> [TO DO]:
Begin with the first line of the material and copy each line word for word through the line that contains "transform=fig.transFigure, color=GREEN, zorder=-10))"; the pictures are left out.

-- START OF STORED DATA --

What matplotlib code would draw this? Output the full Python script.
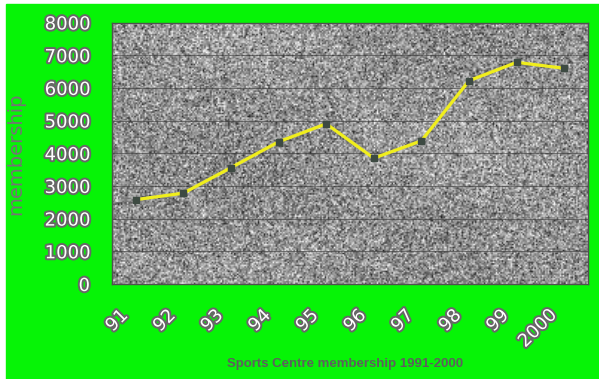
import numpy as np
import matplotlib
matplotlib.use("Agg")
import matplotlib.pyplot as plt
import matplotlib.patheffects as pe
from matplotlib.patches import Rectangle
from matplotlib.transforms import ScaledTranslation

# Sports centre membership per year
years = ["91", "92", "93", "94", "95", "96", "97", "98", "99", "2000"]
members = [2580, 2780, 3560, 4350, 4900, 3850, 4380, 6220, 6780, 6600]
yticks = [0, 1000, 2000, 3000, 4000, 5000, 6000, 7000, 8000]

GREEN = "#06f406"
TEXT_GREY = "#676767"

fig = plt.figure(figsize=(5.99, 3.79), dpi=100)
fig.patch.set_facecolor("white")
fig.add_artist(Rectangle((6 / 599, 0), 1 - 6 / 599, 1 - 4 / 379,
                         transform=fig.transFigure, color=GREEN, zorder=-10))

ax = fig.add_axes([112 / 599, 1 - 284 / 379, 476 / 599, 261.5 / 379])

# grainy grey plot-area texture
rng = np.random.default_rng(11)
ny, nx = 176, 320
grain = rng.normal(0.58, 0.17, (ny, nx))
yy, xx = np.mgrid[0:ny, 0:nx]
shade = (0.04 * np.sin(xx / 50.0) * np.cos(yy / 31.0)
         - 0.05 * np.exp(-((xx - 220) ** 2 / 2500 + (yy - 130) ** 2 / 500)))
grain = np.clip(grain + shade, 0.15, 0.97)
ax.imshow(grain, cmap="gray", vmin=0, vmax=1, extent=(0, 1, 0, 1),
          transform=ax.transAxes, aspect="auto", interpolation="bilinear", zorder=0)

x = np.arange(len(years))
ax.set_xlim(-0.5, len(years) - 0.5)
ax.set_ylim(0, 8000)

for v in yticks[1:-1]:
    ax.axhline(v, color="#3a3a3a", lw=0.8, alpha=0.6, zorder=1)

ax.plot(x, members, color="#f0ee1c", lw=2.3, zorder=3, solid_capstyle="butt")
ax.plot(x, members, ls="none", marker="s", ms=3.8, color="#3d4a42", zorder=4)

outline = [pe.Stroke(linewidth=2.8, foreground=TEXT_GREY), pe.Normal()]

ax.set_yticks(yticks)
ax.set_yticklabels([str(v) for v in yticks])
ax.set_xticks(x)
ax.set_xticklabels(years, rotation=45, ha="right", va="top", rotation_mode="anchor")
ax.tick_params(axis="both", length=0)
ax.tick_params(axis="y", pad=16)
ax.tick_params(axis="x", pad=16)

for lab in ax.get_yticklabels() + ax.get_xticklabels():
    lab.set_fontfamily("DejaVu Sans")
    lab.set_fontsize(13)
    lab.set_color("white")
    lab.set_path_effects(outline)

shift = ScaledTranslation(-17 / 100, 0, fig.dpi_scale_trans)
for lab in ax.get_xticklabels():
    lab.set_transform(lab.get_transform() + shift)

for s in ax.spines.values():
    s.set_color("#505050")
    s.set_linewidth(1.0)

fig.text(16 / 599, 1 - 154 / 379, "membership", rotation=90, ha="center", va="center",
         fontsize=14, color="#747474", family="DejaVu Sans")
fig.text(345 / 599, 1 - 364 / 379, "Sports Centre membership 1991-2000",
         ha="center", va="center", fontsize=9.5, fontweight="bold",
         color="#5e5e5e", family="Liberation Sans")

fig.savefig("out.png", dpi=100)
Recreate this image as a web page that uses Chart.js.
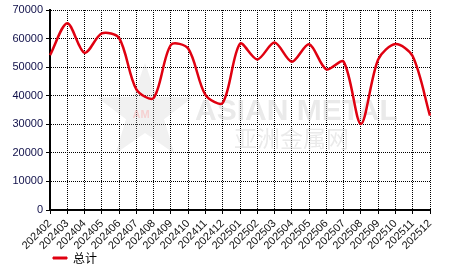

-- END OF STORED DATA --

> [COMPLETED EXERCISE]:
What matplotlib code would draw this? Output the full Python script.
import numpy as np
import matplotlib
matplotlib.use("Agg")
import matplotlib.pyplot as plt
import matplotlib.patheffects as pe
from matplotlib.patches import Rectangle
from matplotlib.transforms import ScaledTranslation

# Sports centre membership per year
years = ["91", "92", "93", "94", "95", "96", "97", "98", "99", "2000"]
members = [2580, 2780, 3560, 4350, 4900, 3850, 4380, 6220, 6780, 6600]
yticks = [0, 1000, 2000, 3000, 4000, 5000, 6000, 7000, 8000]

GREEN = "#06f406"
TEXT_GREY = "#676767"

fig = plt.figure(figsize=(5.99, 3.79), dpi=100)
fig.patch.set_facecolor("white")
fig.add_artist(Rectangle((6 / 599, 0), 1 - 6 / 599, 1 - 4 / 379,
                         transform=fig.transFigure, color=GREEN, zorder=-10))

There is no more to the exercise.